As for model specifications I assumed the data is normally distributed with prior precision \(\alpha= 0.5\) and noise precision \(\beta=35\). The initial guess of linear coefficients vector \(\textbf{w}=\{0.13,0.75\}\) (note: these are not the true OLE coefficients, and have been used to see how long does the algorithm take to converge). The following plots show the evaluation results at the first observation.

The left plot shows the posterior distribution at \(n=1\), which implies very large variance surrounding the assumed model coefficients. The middle plot shows how this variance affects the random-generated posterior samples (in yellow) when compared to the true line (in black). In the right plot we see the predicted line is way different from the true one, and comes with large level of uncertainty. By increasing the data (3, 8 and 20 points), we notice gradient convergence of the resulted posterior and predicted distributions to the true line (see the following plots). Because we don’t use the true coefficients as initial gussies, the algorithm takes longer to converge, but after 20 data points the algorithm starts to simulate the true fitted line with small level of noise.

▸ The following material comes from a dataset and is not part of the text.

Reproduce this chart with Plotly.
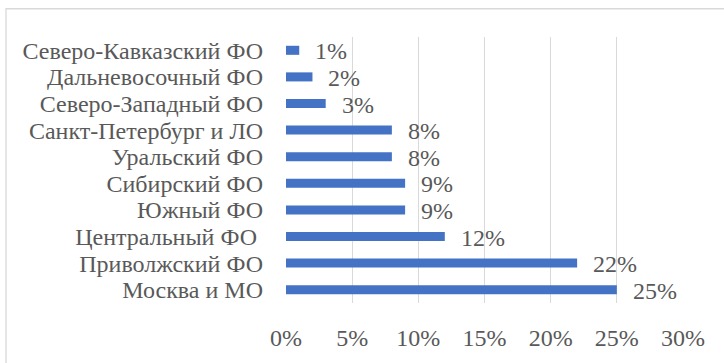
import plotly.graph_objects as go

# Regions, top to bottom as drawn
regions = [
    "Северо-Кавказский ФО",
    "Дальневосочный ФО",
    "Северо-Западный ФО",
    "Санкт-Петербург и ЛО",
    "Уральский ФО",
    "Сибирский ФО",
    "Южный ФО",
    "Центральный ФО\u00a0",
    "Приволжский ФО",
    "Москва и МО",
]
shares = [0.01, 0.02, 0.03, 0.08, 0.08, 0.09, 0.09, 0.12, 0.22, 0.25]

x_ticks = [0, 0.05, 0.10, 0.15, 0.20, 0.25, 0.30]
x_tick_labels = ["0%", "5%", "10%", "15%", "20%", "25%", "30%"]

FONT = "Liberation Serif"
FS = 24
GREY = "#595959"
W, H = 724, 363
L, R, T, B = 286, 41, 37, 53
pw, ph = W - L - R, H - T - B

fig = go.Figure(
    go.Bar(
        x=shares,
        y=regions,
        orientation="h",
        marker=dict(color="#4472C4", line=dict(width=0)),
        width=0.34,
        hoverinfo="skip",
    )
)

# value labels to the right of each bar
for r, v in zip(regions, shares):
    fig.add_annotation(
        x=v, y=r, xref="x", yref="y",
        text=f"{round(v * 100)}%",
        showarrow=False, xanchor="left", yanchor="middle",
        xshift=14, yshift=-1,
        font=dict(family=FONT, size=FS, color=GREY),
    )

# chart frame
fig.add_shape(
    type="rect", xref="paper", yref="paper",
    x0=(6 - L) / pw, x1=(W + 20 - L) / pw,
    y0=-(H + 20 - T - ph) / ph, y1=(T + ph - 8) / ph,
    line=dict(color="#D9D9D9", width=1.3), fillcolor="rgba(0,0,0,0)",
    layer="below",
)

# heading number above the frame, mostly outside the page
fig.add_annotation(
    x=(6 - L) / pw, y=(T + ph + 6) / ph, xref="paper", yref="paper",
    text="1.", showarrow=False, xanchor="left", yanchor="bottom",
    font=dict(family=FONT, size=FS, color="#000000"),
)

fig.update_layout(
    width=W, height=H,
    margin=dict(l=L, r=R, t=T, b=B, pad=0),
    paper_bgcolor="white", plot_bgcolor="white",
    showlegend=False,
    font=dict(family=FONT, size=FS, color=GREY),
    xaxis=dict(
        range=[0, 0.30],
        tickmode="array", tickvals=x_ticks, ticktext=x_tick_labels,
        showgrid=True, gridcolor="#D9D9D9", gridwidth=1.3,
        zeroline=False, showline=False, ticks="",
        ticklabelstandoff=18,
        tickfont=dict(family=FONT, size=FS, color=GREY),
        fixedrange=True,
    ),
    yaxis=dict(
        categoryorder="array", categoryarray=list(reversed(regions)),
        range=[-0.5, len(regions) - 0.5],
        tickmode="array", tickvals=regions, ticktext=regions,
        showgrid=False, zeroline=False, showline=False, ticks="",
        ticklabelstandoff=22,
        tickfont=dict(family=FONT, size=FS, color=GREY),
        fixedrange=True,
    ),
)

fig.write_html("out.html")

The corresponded MSE values of both true and predicted regressions are plotted below. The error range (y-axis) is small due to data normalization. Nevertheless, the noise levels are almost identical in the first few data points for both regressions. After certain threshold (\(\approx 30\) points), the noise level of true (OLE) regression starts to stabilized above the Bayesian regression for the rest of the dataset. This is an indication that the true data noise may not be normally distributed as we assumed in our model specifications.

11. Drawbacks

Although Bayesian linear regression (BLR) is a powerful tool to analyse regression problems, it has some shortcomings. Primarily, the outcome of BLR is highly dependent on our assumptions about data. This means if we make wrong assumptions about data distribution, the generated regression model will go wrong. Another shortcoming of this model is that it assumes constant noise over global data range, which may not reflect the actual noise levels for large datasets, where each region has different level of noise. A third disadvantage of this method appears when data is not normally distributed. In this case, a sophisticated Bayesian analysis need to be done to discover the data and the prior distributions with their proper initial settings.